◆ **Data provided**

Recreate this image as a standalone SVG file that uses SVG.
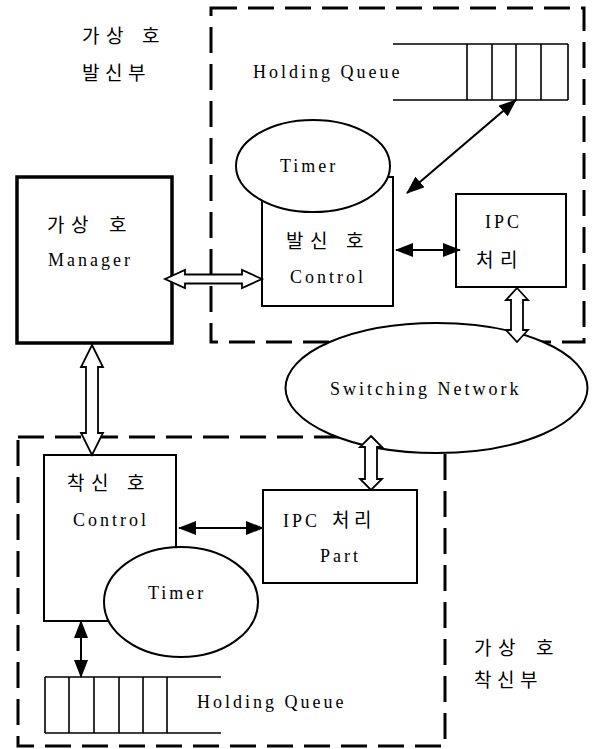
<svg xmlns="http://www.w3.org/2000/svg" width="592" height="749" viewBox="0 0 592 749">
  <style>
    text { font-family: "Liberation Serif", "Noto Sans CJK KR", serif; font-size: 18px; fill: #000; letter-spacing: 3px; }
    .ko { font-family: "Noto Sans CJK KR", "Liberation Serif", sans-serif; font-size: 19px; letter-spacing: 0; font-weight: 400; }
    .frame { fill: none; stroke: #000; stroke-width: 3; stroke-dasharray: 26 11; }
    .box { fill: #fff; stroke: #000; stroke-width: 2; }
    .thick { fill: #fff; stroke: #000; stroke-width: 3.5; }
    .oval { fill: #fff; stroke: #000; stroke-width: 2; }
    .q { fill: none; stroke: #000; stroke-width: 1.6; }
    .link { fill: none; stroke: #000; stroke-width: 2; marker-start: url(#tip); marker-end: url(#tip); }
    .hollow { fill: #fff; stroke: #000; stroke-width: 1.8; stroke-linejoin: miter; }
  </style>
  <defs>
    <marker id="tip" viewBox="0 0 18 14" refX="17" refY="7" markerWidth="18" markerHeight="14" markerUnits="userSpaceOnUse" orient="auto-start-reverse">
      <path d="M0,0 L18,7 L0,14 Z" fill="#000"/>
    </marker>
  </defs>

  <!-- region labels -->
  <g id="label-origin">
    <text class="ko" x="82 106 124 142" y="43">가상 호</text>
    <text class="ko" x="82 105 128" y="80">발신부</text>
  </g>
  <g id="label-terminate">
    <text class="ko" x="474 498 516 536" y="655">가상 호</text>
    <text class="ko" x="474 497 520" y="687">착신부</text>
  </g>

  <!-- dashed sub-system frames -->
  <g id="frame-origin">
    <rect class="frame" x="211" y="8" width="373" height="334"/>
  </g>
  <g id="frame-terminate">
    <rect class="frame" x="18" y="437" width="427" height="309"/>
  </g>

  <!-- manager -->
  <g id="manager">
    <rect class="thick" x="17" y="177" width="155" height="166"/>
    <text class="ko" x="47 71 91 109" y="232">가상 호</text>
    <text x="48" y="266">Manager</text>
  </g>

  <!-- origin side -->
  <g id="origin-queue">
    <path class="q" d="M393,44 H568 M393,100 H568 M467,44 V100 M492,44 V100 M516,44 V100 M541,44 V100 M568,44 V100"/>
    <text x="253" y="78">Holding Queue</text>
  </g>
  <g id="origin-control">
    <rect class="box" x="262" y="177" width="131" height="129"/>
    <text class="ko" x="286 310 328 346" y="248">발신 호</text>
    <text x="290" y="283">Control</text>
  </g>
  <g id="origin-timer">
    <ellipse class="oval" cx="313" cy="166" rx="77" ry="46"/>
    <text x="280" y="172">Timer</text>
  </g>
  <g id="origin-ipc">
    <rect class="box" x="456" y="194" width="110" height="93"/>
    <text x="485" y="228">IPC</text>
    <text class="ko" x="476 500" y="267">처리</text>
  </g>

  <!-- switching network -->
  <g id="switching-network">
    <ellipse class="oval" cx="436.5" cy="388" rx="151" ry="65" stroke-width="2.5"/>
    <text x="330" y="395">Switching Network</text>
  </g>

  <!-- terminate side -->
  <g id="terminate-control">
    <rect class="box" x="44" y="455" width="132" height="166"/>
    <text class="ko" x="67 91 109 127" y="490">착신 호</text>
    <text x="73" y="526">Control</text>
  </g>
  <g id="terminate-timer">
    <ellipse class="oval" cx="181" cy="602" rx="77" ry="55"/>
    <text x="148" y="599">Timer</text>
  </g>
  <g id="terminate-ipc">
    <rect class="box" x="263" y="490" width="154" height="93"/>
    <text x="283" y="527">IPC<tspan class="ko" x="332 354">처리</tspan></text>
    <text x="320" y="562">Part</text>
  </g>
  <g id="terminate-queue">
    <path class="q" d="M45,677 H221 M45,733 H221 M45,677 V733 M69,677 V733 M94,677 V733 M119,677 V733 M143,677 V733 M167,677 V733"/>
    <text x="197" y="708">Holding Queue</text>
  </g>

  <!-- connectors -->
  <g id="connectors">
    <line class="link" x1="516" y1="100" x2="407" y2="193"/>
    <line class="link" x1="396" y1="250" x2="460" y2="250"/>
    <line class="link" x1="179" y1="528" x2="263" y2="528"/>
    <line class="link" x1="81" y1="621" x2="81" y2="677"/>
    <path class="hollow" d="M165,279 L185,270 L185,274.5 L242,274.5 L242,270 L262,279 L242,288 L242,283.5 L185,283.5 L185,288 Z"/>
    <path class="hollow" d="M92,345 L103,367 L98,367 L98,433 L103,433 L92,455 L81,433 L86,433 L86,367 L81,367 Z"/>
    <path class="hollow" d="M517,288 L528,300 L523,300 L523,330 L528,330 L517,342 L506,330 L511,330 L511,300 L506,300 Z"/>
    <path class="hollow" d="M371,436 L382,447 L377,447 L377,479 L382,479 L371,490 L360,479 L365,479 L365,447 L360,447 Z"/>
  </g>
</svg>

◆ **Exercise**
Write out the data precisely as given, excluding the pictures.

◆ **Solution to this task**
Recreate this image as a standalone SVG file that uses SVG.
<svg xmlns="http://www.w3.org/2000/svg" width="592" height="749" viewBox="0 0 592 749">
  <style>
    text { font-family: "Liberation Serif", "Noto Sans CJK KR", serif; font-size: 18px; fill: #000; letter-spacing: 3px; }
    .ko { font-family: "Noto Sans CJK KR", "Liberation Serif", sans-serif; font-size: 19px; letter-spacing: 0; font-weight: 400; }
    .frame { fill: none; stroke: #000; stroke-width: 3; stroke-dasharray: 26 11; }
    .box { fill: #fff; stroke: #000; stroke-width: 2; }
    .thick { fill: #fff; stroke: #000; stroke-width: 3.5; }
    .oval { fill: #fff; stroke: #000; stroke-width: 2; }
    .q { fill: none; stroke: #000; stroke-width: 1.6; }
    .link { fill: none; stroke: #000; stroke-width: 2; marker-start: url(#tip); marker-end: url(#tip); }
    .hollow { fill: #fff; stroke: #000; stroke-width: 1.8; stroke-linejoin: miter; }
  </style>
  <defs>
    <marker id="tip" viewBox="0 0 18 14" refX="17" refY="7" markerWidth="18" markerHeight="14" markerUnits="userSpaceOnUse" orient="auto-start-reverse">
      <path d="M0,0 L18,7 L0,14 Z" fill="#000"/>
    </marker>
  </defs>

  <!-- region labels -->
  <g id="label-origin">
    <text class="ko" x="82 106 124 142" y="43">가상 호</text>
    <text class="ko" x="82 105 128" y="80">발신부</text>
  </g>
  <g id="label-terminate">
    <text class="ko" x="474 498 516 536" y="655">가상 호</text>
    <text class="ko" x="474 497 520" y="687">착신부</text>
  </g>

  <!-- dashed sub-system frames -->
  <g id="frame-origin">
    <rect class="frame" x="211" y="8" width="373" height="334"/>
  </g>
  <g id="frame-terminate">
    <rect class="frame" x="18" y="437" width="427" height="309"/>
  </g>

  <!-- manager -->
  <g id="manager">
    <rect class="thick" x="17" y="177" width="155" height="166"/>
    <text class="ko" x="47 71 91 109" y="232">가상 호</text>
    <text x="48" y="266">Manager</text>
  </g>

  <!-- origin side -->
  <g id="origin-queue">
    <path class="q" d="M393,44 H568 M393,100 H568 M467,44 V100 M492,44 V100 M516,44 V100 M541,44 V100 M568,44 V100"/>
    <text x="253" y="78">Holding Queue</text>
  </g>
  <g id="origin-control">
    <rect class="box" x="262" y="177" width="131" height="129"/>
    <text class="ko" x="286 310 328 346" y="248">발신 호</text>
    <text x="290" y="283">Control</text>
  </g>
  <g id="origin-timer">
    <ellipse class="oval" cx="313" cy="166" rx="77" ry="46"/>
    <text x="280" y="172">Timer</text>
  </g>
  <g id="origin-ipc">
    <rect class="box" x="456" y="194" width="110" height="93"/>
    <text x="485" y="228">IPC</text>
    <text class="ko" x="476 500" y="267">처리</text>
  </g>

  <!-- switching network -->
  <g id="switching-network">
    <ellipse class="oval" cx="436.5" cy="388" rx="151" ry="65" stroke-width="2.5"/>
    <text x="330" y="395">Switching Network</text>
  </g>

  <!-- terminate side -->
  <g id="terminate-control">
    <rect class="box" x="44" y="455" width="132" height="166"/>
    <text class="ko" x="67 91 109 127" y="490">착신 호</text>
    <text x="73" y="526">Control</text>
  </g>
  <g id="terminate-timer">
    <ellipse class="oval" cx="181" cy="602" rx="77" ry="55"/>
    <text x="148" y="599">Timer</text>
  </g>
  <g id="terminate-ipc">
    <rect class="box" x="263" y="490" width="154" height="93"/>
    <text x="283" y="527">IPC<tspan class="ko" x="332 354">처리</tspan></text>
    <text x="320" y="562">Part</text>
  </g>
  <g id="terminate-queue">
    <path class="q" d="M45,677 H221 M45,733 H221 M45,677 V733 M69,677 V733 M94,677 V733 M119,677 V733 M143,677 V733 M167,677 V733"/>
    <text x="197" y="708">Holding Queue</text>
  </g>

  <!-- connectors -->
  <g id="connectors">
    <line class="link" x1="516" y1="100" x2="407" y2="193"/>
    <line class="link" x1="396" y1="250" x2="460" y2="250"/>
    <line class="link" x1="179" y1="528" x2="263" y2="528"/>
    <line class="link" x1="81" y1="621" x2="81" y2="677"/>
    <path class="hollow" d="M165,279 L185,270 L185,274.5 L242,274.5 L242,270 L262,279 L242,288 L242,283.5 L185,283.5 L185,288 Z"/>
    <path class="hollow" d="M92,345 L103,367 L98,367 L98,433 L103,433 L92,455 L81,433 L86,433 L86,367 L81,367 Z"/>
    <path class="hollow" d="M517,288 L528,300 L523,300 L523,330 L528,330 L517,342 L506,330 L511,330 L511,300 L506,300 Z"/>
    <path class="hollow" d="M371,436 L382,447 L377,447 L377,479 L382,479 L371,490 L360,479 L365,479 L365,447 L360,447 Z"/>
  </g>
</svg>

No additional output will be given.